TASK DIRECTIONS
Pictures do not belong in the output. Reproduce exactly the lines from the start of the records through the line with "-40, -60, -80]".

>> Start

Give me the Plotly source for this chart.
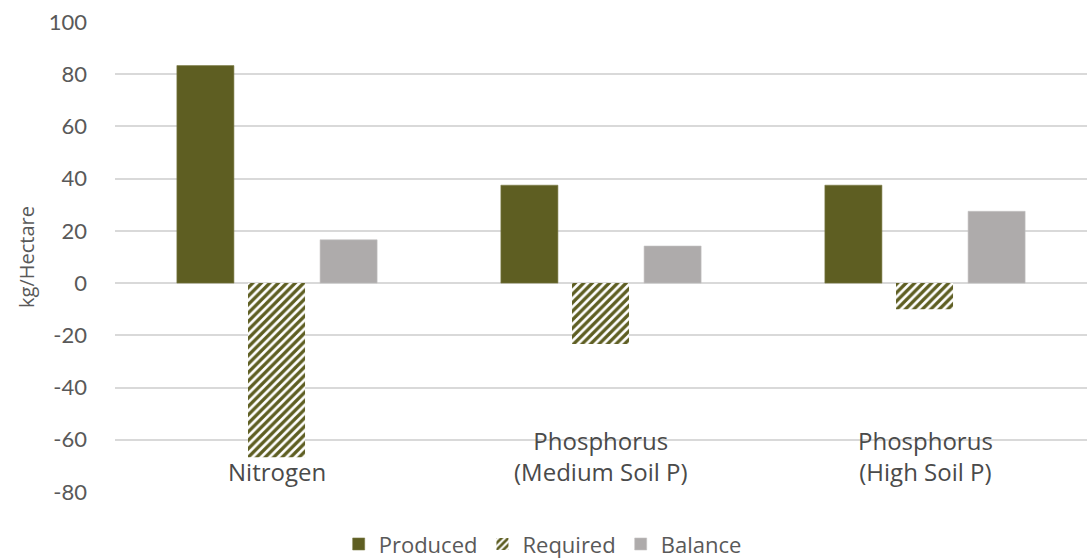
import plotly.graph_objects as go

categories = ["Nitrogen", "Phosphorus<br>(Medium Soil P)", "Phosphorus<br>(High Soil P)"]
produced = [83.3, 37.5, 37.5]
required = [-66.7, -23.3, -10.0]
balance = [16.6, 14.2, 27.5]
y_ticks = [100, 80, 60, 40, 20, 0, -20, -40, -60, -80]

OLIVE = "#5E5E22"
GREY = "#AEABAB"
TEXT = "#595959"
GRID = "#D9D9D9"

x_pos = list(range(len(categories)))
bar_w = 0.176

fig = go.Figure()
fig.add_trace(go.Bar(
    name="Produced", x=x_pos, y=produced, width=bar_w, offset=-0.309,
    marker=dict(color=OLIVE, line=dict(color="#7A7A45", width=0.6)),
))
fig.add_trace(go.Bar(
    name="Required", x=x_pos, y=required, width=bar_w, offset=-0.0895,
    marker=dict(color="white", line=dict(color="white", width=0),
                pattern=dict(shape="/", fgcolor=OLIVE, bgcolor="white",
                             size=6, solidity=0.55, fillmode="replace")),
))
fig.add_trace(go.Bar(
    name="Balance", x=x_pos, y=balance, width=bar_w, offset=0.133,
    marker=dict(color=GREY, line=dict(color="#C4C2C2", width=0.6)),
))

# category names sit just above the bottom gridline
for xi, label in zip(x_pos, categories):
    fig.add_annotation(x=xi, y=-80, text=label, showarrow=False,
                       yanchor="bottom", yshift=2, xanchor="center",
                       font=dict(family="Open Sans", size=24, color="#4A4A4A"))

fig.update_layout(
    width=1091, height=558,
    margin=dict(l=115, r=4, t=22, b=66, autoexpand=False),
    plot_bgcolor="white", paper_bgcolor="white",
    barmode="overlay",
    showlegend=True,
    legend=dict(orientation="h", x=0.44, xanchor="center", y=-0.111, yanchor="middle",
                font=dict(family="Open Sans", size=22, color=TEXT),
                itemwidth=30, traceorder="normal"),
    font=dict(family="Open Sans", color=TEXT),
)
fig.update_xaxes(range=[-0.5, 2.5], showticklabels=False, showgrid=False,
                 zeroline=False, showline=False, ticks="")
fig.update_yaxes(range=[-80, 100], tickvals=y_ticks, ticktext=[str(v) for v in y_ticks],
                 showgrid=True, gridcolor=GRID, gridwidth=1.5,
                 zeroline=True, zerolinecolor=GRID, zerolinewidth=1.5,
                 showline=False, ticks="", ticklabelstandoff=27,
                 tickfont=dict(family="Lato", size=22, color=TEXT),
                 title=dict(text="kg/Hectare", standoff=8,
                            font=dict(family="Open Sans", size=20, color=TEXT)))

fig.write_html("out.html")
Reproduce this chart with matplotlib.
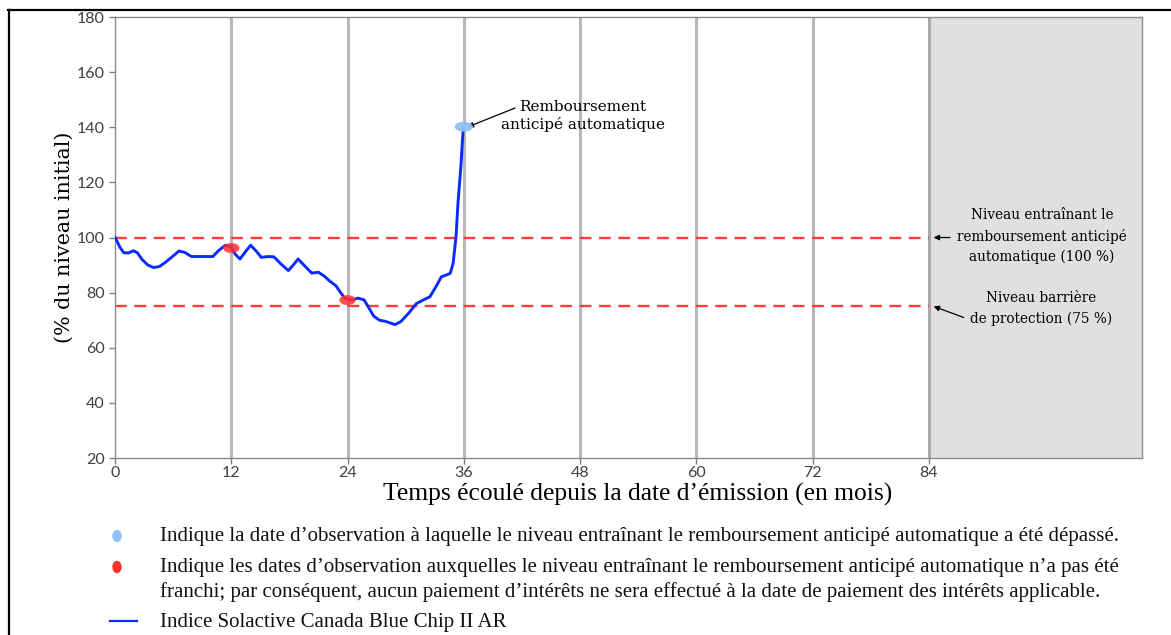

>> End

TASK RESULT
Give me the Plotly source for this chart.
import plotly.graph_objects as go

categories = ["Nitrogen", "Phosphorus<br>(Medium Soil P)", "Phosphorus<br>(High Soil P)"]
produced = [83.3, 37.5, 37.5]
required = [-66.7, -23.3, -10.0]
balance = [16.6, 14.2, 27.5]
y_ticks = [100, 80, 60, 40, 20, 0, -20, -40, -60, -80]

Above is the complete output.